Friday 21 October 2011

Genetics Den: Heredity, Historical Perspective

For much of human history people were unaware of the scientific details of how babies were conceived and how heredity worked. Clearly they were conceived, and clearly there was some hereditary connection between parents and children, but the mechanisms were not readily apparent. 

The Greek philosophers had a variety of ideas: Theophrastus proposed that male flowers caused female flowers to ripen; Hippocrates speculated that "seeds" were produced by various body parts and transmitted to offspring at the time of conception, and Aristotle thought that male and female semen mixed at conception. Aeschylus, in 458 BC, proposed the male as the parent, with the female as a "nurse for the young life sown within her".

During the 1700s, Dutch microscopist Anton van Leeuwenhoek (1632-1723) discovered "animalcules" in the sperm of humans and other animals. Some scientists speculated they saw a "little man" (homunculus) inside each sperm. These scientists formed a school of thought known as the "spermists". 
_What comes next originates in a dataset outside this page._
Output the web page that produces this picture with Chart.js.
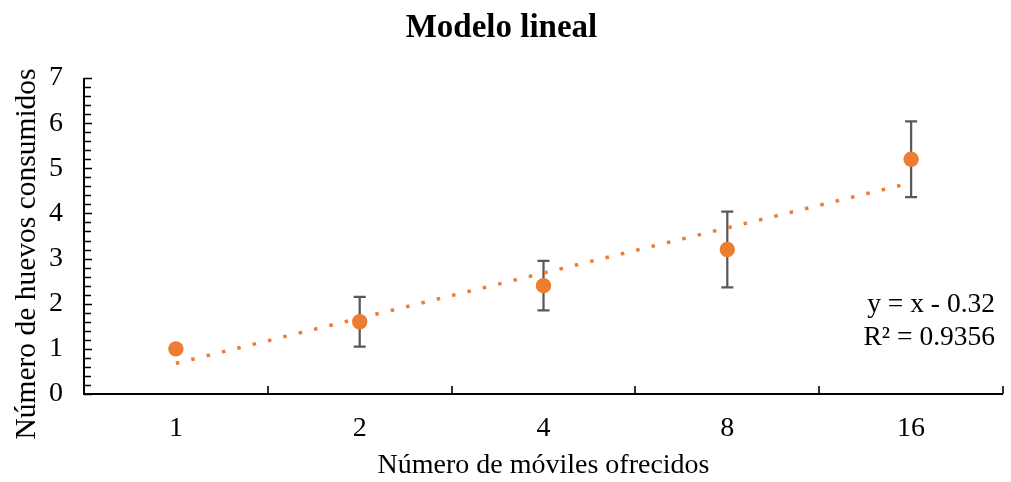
<!DOCTYPE html>
<html>
<head>
<meta charset="utf-8">
<script src="https://cdn.jsdelivr.net/npm/chart.js@4"></script>
<style>
  html, body { margin: 0; padding: 0; background: #ffffff; }
  canvas { display: block; }
</style>
</head>
<body>
<canvas id="grafico" width="1011" height="482"></canvas>
<script>
// Número de móviles ofrecidos (categorías del eje X)
const categories = ['1', '2', '4', '8', '16'];
// Número medio de huevos consumidos
const huevos = [1.0, 1.6, 2.4, 3.2, 5.2];
// Barras de error (±) de cada media
const errorBars = [0, 0.55, 0.55, 0.84, 0.84];
// Línea de tendencia lineal y = x - 0.32 evaluada en cada categoría
const tendencia = [0.68, 1.68, 2.68, 3.68, 4.68];
// Marcas del eje Y
const yTicks = [0, 1, 2, 3, 4, 5, 6, 7];
// Texto de la ecuación de la tendencia
const ecuacion = ['y = x - 0.32', 'R\u00B2 = 0.9356'];

const SERIF = "'Liberation Serif', 'Times New Roman', serif";
const NARANJA = '#ED7D31';

// Ejes con marcas hacia dentro, como en Excel
const ejesPlugin = {
  id: 'ejes',
  beforeDatasetsDraw(chart) {
    const { ctx, chartArea: a, scales: { x, y } } = chart;
    ctx.save();
    ctx.strokeStyle = '#000000';
    ctx.lineWidth = 2;
    ctx.beginPath();
    ctx.moveTo(a.left, a.top);
    ctx.lineTo(a.left, a.bottom);
    ctx.lineTo(a.right, a.bottom);
    ctx.stroke();
    // marcas mayores y menores del eje Y
    ctx.lineWidth = 1.6;
    ctx.beginPath();
    for (let i = 0; i < yTicks.length - 1; i++) {
      for (let k = 0; k < 5; k++) {
        const v = yTicks[i] + (yTicks[i + 1] - yTicks[i]) * k / 5;
        const py = Math.round(y.getPixelForValue(v)) + 0.5;
        const len = k === 0 ? 8 : 7;
        ctx.moveTo(a.left, py);
        ctx.lineTo(a.left + len, py);
      }
    }
    const pTop = Math.round(y.getPixelForValue(yTicks[yTicks.length - 1])) + 0.5;
    ctx.moveTo(a.left, pTop);
    ctx.lineTo(a.left + 8, pTop);
    // marcas entre categorías del eje X
    const n = categories.length;
    for (let i = 1; i <= n; i++) {
      const px = Math.round(x.left + (x.right - x.left) * i / n);
      ctx.moveTo(px, a.bottom);
      ctx.lineTo(px, a.bottom - 8);
    }
    ctx.stroke();
    ctx.restore();
  }
};

// Barras de error verticales con remates
const erroresPlugin = {
  id: 'errores',
  beforeDatasetsDraw(chart) {
    const { ctx, scales: { x, y } } = chart;
    ctx.save();
    ctx.strokeStyle = '#595959';
    ctx.lineWidth = 2.25;
    ctx.beginPath();
    huevos.forEach((v, i) => {
      const e = errorBars[i];
      if (!e) return;
      const px = x.getPixelForValue(i);
      const yHi = y.getPixelForValue(v + e);
      const yLo = y.getPixelForValue(v - e);
      ctx.moveTo(px, yHi);
      ctx.lineTo(px, yLo);
      ctx.moveTo(px - 6, yHi);
      ctx.lineTo(px + 6, yHi);
      ctx.moveTo(px - 6, yLo);
      ctx.lineTo(px + 6, yLo);
    });
    ctx.stroke();
    ctx.restore();
  }
};

// Título vertical del eje Y y ecuación de la tendencia
const textosPlugin = {
  id: 'textos',
  afterDraw(chart) {
    const { ctx } = chart;
    ctx.save();
    ctx.fillStyle = '#000000';
    ctx.font = '29.5px ' + SERIF;
    ctx.textAlign = 'center';
    ctx.textBaseline = 'middle';
    ctx.translate(27, 254);
    ctx.rotate(-Math.PI / 2);
    ctx.fillText('Número de huevos consumidos', 0, 0);
    ctx.restore();

    ctx.save();
    ctx.fillStyle = '#000000';
    ctx.font = '27.5px ' + SERIF;
    ctx.textAlign = 'right';
    ctx.textBaseline = 'middle';
    ctx.fillText(ecuacion[0], 995, 305);
    ctx.fillText(ecuacion[1], 995, 338);
    ctx.restore();
  }
};

new Chart(document.getElementById('grafico'), {
  type: 'line',
  data: {
    labels: categories,
    datasets: [
      {
        label: 'Huevos consumidos',
        data: huevos,
        showLine: false,
        pointRadius: 7.7,
        pointHoverRadius: 7.7,
        pointBackgroundColor: NARANJA,
        pointBorderWidth: 0,
        borderColor: NARANJA
      },
      {
        label: 'Lineal',
        data: tendencia,
        borderColor: NARANJA,
        borderWidth: 3.5,
        borderDash: [3.5, 12.3],
        borderCapStyle: 'butt',
        pointRadius: 0,
        fill: false,
        tension: 0
      }
    ]
  },
  options: {
    responsive: false,
    animation: false,
    devicePixelRatio: 1,
    layout: { padding: { left: 0, right: 8, top: 0, bottom: 0 } },
    plugins: {
      legend: { display: false },
      tooltip: { enabled: false },
      title: {
        display: true,
        text: 'Modelo lineal',
        color: '#000000',
        font: { family: SERIF, size: 33, weight: 'bold' },
        padding: { top: 9, bottom: 29.4 }
      }
    },
    scales: {
      x: {
        type: 'category',
        offset: true,
        grid: { display: false, drawTicks: false },
        border: { display: false },
        ticks: {
          color: '#000000',
          font: { family: SERIF, size: 28 },
          padding: 18,
          maxRotation: 0
        },
        title: {
          display: true,
          text: 'Número de móviles ofrecidos',
          color: '#000000',
          font: { family: SERIF, size: 28 },
          padding: { top: 0, bottom: 0 }
        },
        afterFit(scale) { scale.height = 88; }
      },
      y: {
        min: 0,
        max: 7,
        grid: { display: false, drawTicks: false },
        border: { display: false },
        ticks: {
          color: '#000000',
          font: { family: SERIF, size: 28 },
          padding: 21
        },
        afterBuildTicks(scale) { scale.ticks = yTicks.map(v => ({ value: v })); },
        afterFit(scale) { scale.width = 84; }
      }
    }
  },
  plugins: [ejesPlugin, erroresPlugin, textosPlugin]
});
</script>
</body>
</html>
They contended the only contributions of the female to the next generation were the womb in which the homunculus grew, and prenatal influences of the womb. An opposing school of thought, the ovists, believed that the future human was in the egg, and that sperm merely stimulated the growth of the egg. Ovists thought women carried eggs containing boy and girl children, and that the gender of the offspring was determined well before conception. 

Pangenesis was an idea that males and females formed "pangenes" in every organ. These pangenes subsequently moved through their blood to the genitals and then to the children. The concept originated with the ancient Greeks and influenced biology until little over 100 years ago. The terms "blood relative", "full-blooded", and "royal blood" are relicts of pangenesis. Francis Galton, Charles Darwin's cousin, experimentally tested and disproved pangenesis during the 1870s. 

Blending theories of inheritance supplanted the spermists and ovists during the 19th century. The mixture of sperm and egg resulted in progeny that were a "blend" of two parents' characteristics. Sex cells are known collectively as gametes (gamos, Greek, meaning marriage). According to the blenders, when a black furred animal mates with white furred animal, you would expect all resulting progeny would be gray (a color intermediate between black and white). 

This is often not the case. Blending theories ignore characteristics skipping a generation. Charles Darwin had to deal with the implications of blending in his theory of evolution. He was forced to recognize blending as not important (or at least not the major principle), and suggest that science of the mid-1800s had not yet got the correct answer. That answer came from a contemporary, Gregor Mendel, although Darwin apparently never knew of Mendel's work.